* BEGIN *

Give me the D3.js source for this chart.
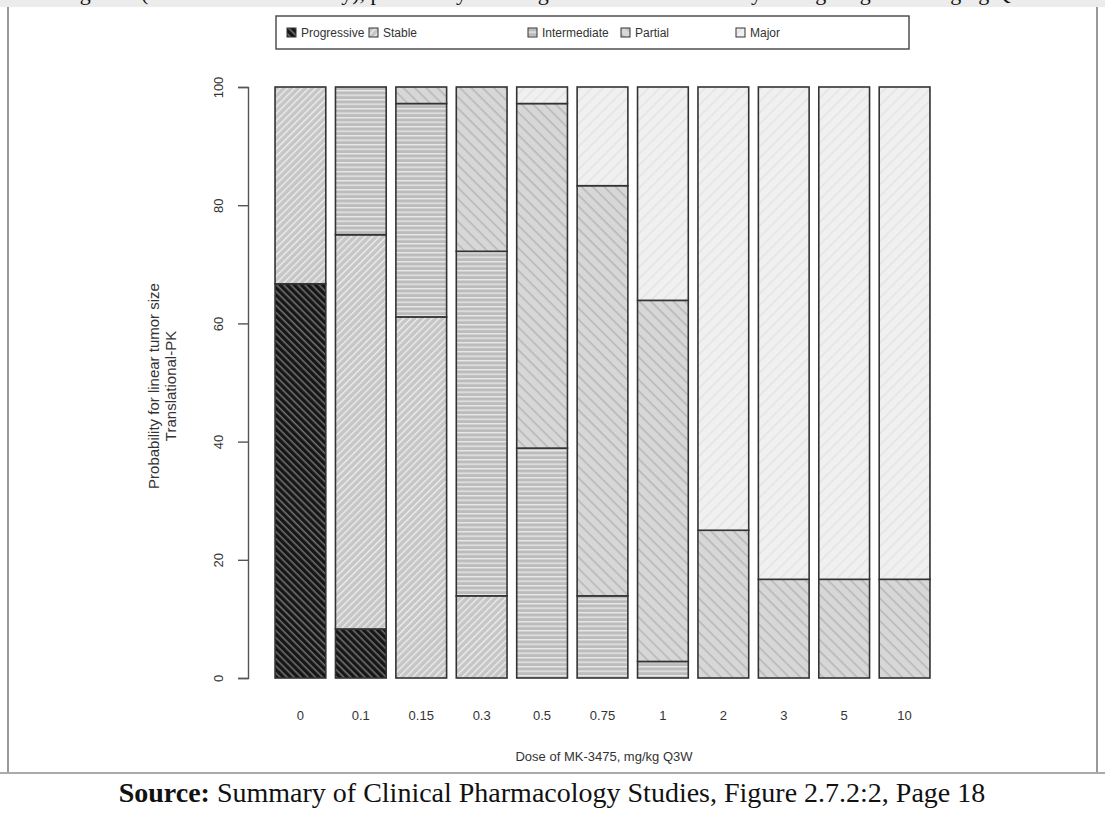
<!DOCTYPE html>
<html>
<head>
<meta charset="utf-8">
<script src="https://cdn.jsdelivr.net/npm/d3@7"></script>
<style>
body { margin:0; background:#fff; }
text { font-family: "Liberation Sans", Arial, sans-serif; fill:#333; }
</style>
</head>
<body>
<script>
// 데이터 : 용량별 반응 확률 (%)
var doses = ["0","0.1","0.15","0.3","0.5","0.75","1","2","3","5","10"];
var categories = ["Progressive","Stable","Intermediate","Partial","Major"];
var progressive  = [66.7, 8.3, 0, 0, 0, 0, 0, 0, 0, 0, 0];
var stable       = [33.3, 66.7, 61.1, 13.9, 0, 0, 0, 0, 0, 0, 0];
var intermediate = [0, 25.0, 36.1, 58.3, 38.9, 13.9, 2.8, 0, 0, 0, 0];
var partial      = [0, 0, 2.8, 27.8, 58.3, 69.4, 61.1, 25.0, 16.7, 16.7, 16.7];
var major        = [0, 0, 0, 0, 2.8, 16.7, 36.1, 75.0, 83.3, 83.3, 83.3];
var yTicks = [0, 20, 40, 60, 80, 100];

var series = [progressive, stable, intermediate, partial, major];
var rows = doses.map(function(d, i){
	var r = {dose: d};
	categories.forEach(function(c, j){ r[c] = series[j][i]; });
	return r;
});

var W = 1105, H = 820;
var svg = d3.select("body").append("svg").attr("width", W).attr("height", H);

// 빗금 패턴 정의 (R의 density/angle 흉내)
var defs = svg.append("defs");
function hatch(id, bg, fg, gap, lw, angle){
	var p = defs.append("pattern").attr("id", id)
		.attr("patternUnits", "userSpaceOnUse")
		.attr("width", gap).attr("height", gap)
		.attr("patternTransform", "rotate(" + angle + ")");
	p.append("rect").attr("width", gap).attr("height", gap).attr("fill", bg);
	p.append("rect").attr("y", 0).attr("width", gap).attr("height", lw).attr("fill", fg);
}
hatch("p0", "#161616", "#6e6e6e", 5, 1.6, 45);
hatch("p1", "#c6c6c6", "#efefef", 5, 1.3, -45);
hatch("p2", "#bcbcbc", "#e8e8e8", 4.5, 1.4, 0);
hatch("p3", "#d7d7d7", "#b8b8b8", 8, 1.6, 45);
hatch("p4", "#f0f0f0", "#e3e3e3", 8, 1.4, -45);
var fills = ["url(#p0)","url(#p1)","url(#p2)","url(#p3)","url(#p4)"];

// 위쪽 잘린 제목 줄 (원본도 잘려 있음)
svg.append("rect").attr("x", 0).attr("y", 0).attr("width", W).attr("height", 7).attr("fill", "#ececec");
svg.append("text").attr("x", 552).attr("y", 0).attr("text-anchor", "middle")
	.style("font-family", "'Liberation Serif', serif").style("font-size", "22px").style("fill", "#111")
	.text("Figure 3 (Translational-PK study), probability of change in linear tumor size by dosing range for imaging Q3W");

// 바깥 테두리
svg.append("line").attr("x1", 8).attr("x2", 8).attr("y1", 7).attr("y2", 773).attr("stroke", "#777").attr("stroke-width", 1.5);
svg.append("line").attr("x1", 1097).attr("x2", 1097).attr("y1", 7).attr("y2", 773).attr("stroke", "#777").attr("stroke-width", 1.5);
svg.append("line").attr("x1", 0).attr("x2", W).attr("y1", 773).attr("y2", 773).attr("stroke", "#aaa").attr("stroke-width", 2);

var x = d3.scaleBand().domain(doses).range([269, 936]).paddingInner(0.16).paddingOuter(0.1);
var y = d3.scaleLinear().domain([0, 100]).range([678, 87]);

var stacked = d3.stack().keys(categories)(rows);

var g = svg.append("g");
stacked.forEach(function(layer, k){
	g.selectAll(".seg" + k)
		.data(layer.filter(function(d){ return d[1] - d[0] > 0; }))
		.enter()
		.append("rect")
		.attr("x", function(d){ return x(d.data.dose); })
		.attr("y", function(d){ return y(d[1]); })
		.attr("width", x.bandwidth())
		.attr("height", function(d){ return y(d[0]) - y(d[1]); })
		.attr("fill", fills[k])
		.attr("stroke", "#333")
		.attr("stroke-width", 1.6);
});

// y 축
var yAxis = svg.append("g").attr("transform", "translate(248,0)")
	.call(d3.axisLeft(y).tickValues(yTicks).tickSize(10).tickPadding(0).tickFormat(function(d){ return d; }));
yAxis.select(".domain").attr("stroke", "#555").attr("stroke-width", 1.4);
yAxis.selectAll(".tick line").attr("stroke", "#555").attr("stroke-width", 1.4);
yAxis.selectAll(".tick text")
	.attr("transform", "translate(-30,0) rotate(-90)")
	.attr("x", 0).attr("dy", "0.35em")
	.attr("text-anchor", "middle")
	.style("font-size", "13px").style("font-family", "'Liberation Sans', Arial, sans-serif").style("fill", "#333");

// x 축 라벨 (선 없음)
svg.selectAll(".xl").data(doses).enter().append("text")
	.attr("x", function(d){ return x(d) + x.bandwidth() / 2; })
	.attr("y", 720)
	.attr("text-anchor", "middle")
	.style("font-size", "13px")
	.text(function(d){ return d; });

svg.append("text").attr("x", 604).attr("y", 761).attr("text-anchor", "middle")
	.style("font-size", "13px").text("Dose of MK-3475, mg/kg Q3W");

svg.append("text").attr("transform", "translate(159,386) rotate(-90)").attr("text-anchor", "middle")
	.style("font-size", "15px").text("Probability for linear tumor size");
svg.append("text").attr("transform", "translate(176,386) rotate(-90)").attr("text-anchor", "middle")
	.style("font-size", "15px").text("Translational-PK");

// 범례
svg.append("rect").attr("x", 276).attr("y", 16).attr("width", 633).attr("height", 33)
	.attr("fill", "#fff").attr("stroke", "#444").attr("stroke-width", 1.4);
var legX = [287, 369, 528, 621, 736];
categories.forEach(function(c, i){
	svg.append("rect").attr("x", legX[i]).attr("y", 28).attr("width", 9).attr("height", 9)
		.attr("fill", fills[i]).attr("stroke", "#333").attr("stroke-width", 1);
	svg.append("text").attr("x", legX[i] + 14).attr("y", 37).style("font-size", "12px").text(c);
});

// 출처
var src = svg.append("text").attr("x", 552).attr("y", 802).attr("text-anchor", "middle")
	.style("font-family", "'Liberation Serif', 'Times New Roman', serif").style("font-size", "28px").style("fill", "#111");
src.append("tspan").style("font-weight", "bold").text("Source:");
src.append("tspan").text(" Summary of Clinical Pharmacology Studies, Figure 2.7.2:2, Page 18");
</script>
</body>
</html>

* END *

_Exercise_
Transcribe each line above verbatim, with the pictures left out.

_Solution below_
Give me the D3.js source for this chart.
<!DOCTYPE html>
<html>
<head>
<meta charset="utf-8">
<script src="https://cdn.jsdelivr.net/npm/d3@7"></script>
<style>
body { margin:0; background:#fff; }
text { font-family: "Liberation Sans", Arial, sans-serif; fill:#333; }
</style>
</head>
<body>
<script>
// 데이터 : 용량별 반응 확률 (%)
var doses = ["0","0.1","0.15","0.3","0.5","0.75","1","2","3","5","10"];
var categories = ["Progressive","Stable","Intermediate","Partial","Major"];
var progressive  = [66.7, 8.3, 0, 0, 0, 0, 0, 0, 0, 0, 0];
var stable       = [33.3, 66.7, 61.1, 13.9, 0, 0, 0, 0, 0, 0, 0];
var intermediate = [0, 25.0, 36.1, 58.3, 38.9, 13.9, 2.8, 0, 0, 0, 0];
var partial      = [0, 0, 2.8, 27.8, 58.3, 69.4, 61.1, 25.0, 16.7, 16.7, 16.7];
var major        = [0, 0, 0, 0, 2.8, 16.7, 36.1, 75.0, 83.3, 83.3, 83.3];
var yTicks = [0, 20, 40, 60, 80, 100];

var series = [progressive, stable, intermediate, partial, major];
var rows = doses.map(function(d, i){
	var r = {dose: d};
	categories.forEach(function(c, j){ r[c] = series[j][i]; });
	return r;
});

var W = 1105, H = 820;
var svg = d3.select("body").append("svg").attr("width", W).attr("height", H);

// 빗금 패턴 정의 (R의 density/angle 흉내)
var defs = svg.append("defs");
function hatch(id, bg, fg, gap, lw, angle){
	var p = defs.append("pattern").attr("id", id)
		.attr("patternUnits", "userSpaceOnUse")
		.attr("width", gap).attr("height", gap)
		.attr("patternTransform", "rotate(" + angle + ")");
	p.append("rect").attr("width", gap).attr("height", gap).attr("fill", bg);
	p.append("rect").attr("y", 0).attr("width", gap).attr("height", lw).attr("fill", fg);
}
hatch("p0", "#161616", "#6e6e6e", 5, 1.6, 45);
hatch("p1", "#c6c6c6", "#efefef", 5, 1.3, -45);
hatch("p2", "#bcbcbc", "#e8e8e8", 4.5, 1.4, 0);
hatch("p3", "#d7d7d7", "#b8b8b8", 8, 1.6, 45);
hatch("p4", "#f0f0f0", "#e3e3e3", 8, 1.4, -45);
var fills = ["url(#p0)","url(#p1)","url(#p2)","url(#p3)","url(#p4)"];

// 위쪽 잘린 제목 줄 (원본도 잘려 있음)
svg.append("rect").attr("x", 0).attr("y", 0).attr("width", W).attr("height", 7).attr("fill", "#ececec");
svg.append("text").attr("x", 552).attr("y", 0).attr("text-anchor", "middle")
	.style("font-family", "'Liberation Serif', serif").style("font-size", "22px").style("fill", "#111")
	.text("Figure 3 (Translational-PK study), probability of change in linear tumor size by dosing range for imaging Q3W");

// 바깥 테두리
svg.append("line").attr("x1", 8).attr("x2", 8).attr("y1", 7).attr("y2", 773).attr("stroke", "#777").attr("stroke-width", 1.5);
svg.append("line").attr("x1", 1097).attr("x2", 1097).attr("y1", 7).attr("y2", 773).attr("stroke", "#777").attr("stroke-width", 1.5);
svg.append("line").attr("x1", 0).attr("x2", W).attr("y1", 773).attr("y2", 773).attr("stroke", "#aaa").attr("stroke-width", 2);

var x = d3.scaleBand().domain(doses).range([269, 936]).paddingInner(0.16).paddingOuter(0.1);
var y = d3.scaleLinear().domain([0, 100]).range([678, 87]);

var stacked = d3.stack().keys(categories)(rows);

var g = svg.append("g");
stacked.forEach(function(layer, k){
	g.selectAll(".seg" + k)
		.data(layer.filter(function(d){ return d[1] - d[0] > 0; }))
		.enter()
		.append("rect")
		.attr("x", function(d){ return x(d.data.dose); })
		.attr("y", function(d){ return y(d[1]); })
		.attr("width", x.bandwidth())
		.attr("height", function(d){ return y(d[0]) - y(d[1]); })
		.attr("fill", fills[k])
		.attr("stroke", "#333")
		.attr("stroke-width", 1.6);
});

// y 축
var yAxis = svg.append("g").attr("transform", "translate(248,0)")
	.call(d3.axisLeft(y).tickValues(yTicks).tickSize(10).tickPadding(0).tickFormat(function(d){ return d; }));
yAxis.select(".domain").attr("stroke", "#555").attr("stroke-width", 1.4);
yAxis.selectAll(".tick line").attr("stroke", "#555").attr("stroke-width", 1.4);
yAxis.selectAll(".tick text")
	.attr("transform", "translate(-30,0) rotate(-90)")
	.attr("x", 0).attr("dy", "0.35em")
	.attr("text-anchor", "middle")
	.style("font-size", "13px").style("font-family", "'Liberation Sans', Arial, sans-serif").style("fill", "#333");

// x 축 라벨 (선 없음)
svg.selectAll(".xl").data(doses).enter().append("text")
	.attr("x", function(d){ return x(d) + x.bandwidth() / 2; })
	.attr("y", 720)
	.attr("text-anchor", "middle")
	.style("font-size", "13px")
	.text(function(d){ return d; });

svg.append("text").attr("x", 604).attr("y", 761).attr("text-anchor", "middle")
	.style("font-size", "13px").text("Dose of MK-3475, mg/kg Q3W");

svg.append("text").attr("transform", "translate(159,386) rotate(-90)").attr("text-anchor", "middle")
	.style("font-size", "15px").text("Probability for linear tumor size");
svg.append("text").attr("transform", "translate(176,386) rotate(-90)").attr("text-anchor", "middle")
	.style("font-size", "15px").text("Translational-PK");

// 범례
svg.append("rect").attr("x", 276).attr("y", 16).attr("width", 633).attr("height", 33)
	.attr("fill", "#fff").attr("stroke", "#444").attr("stroke-width", 1.4);
var legX = [287, 369, 528, 621, 736];
categories.forEach(function(c, i){
	svg.append("rect").attr("x", legX[i]).attr("y", 28).attr("width", 9).attr("height", 9)
		.attr("fill", fills[i]).attr("stroke", "#333").attr("stroke-width", 1);
	svg.append("text").attr("x", legX[i] + 14).attr("y", 37).style("font-size", "12px").text(c);
});

// 출처
var src = svg.append("text").attr("x", 552).attr("y", 802).attr("text-anchor", "middle")
	.style("font-family", "'Liberation Serif', 'Times New Roman', serif").style("font-size", "28px").style("fill", "#111");
src.append("tspan").style("font-weight", "bold").text("Source:");
src.append("tspan").text(" Summary of Clinical Pharmacology Studies, Figure 2.7.2:2, Page 18");
</script>
</body>
</html>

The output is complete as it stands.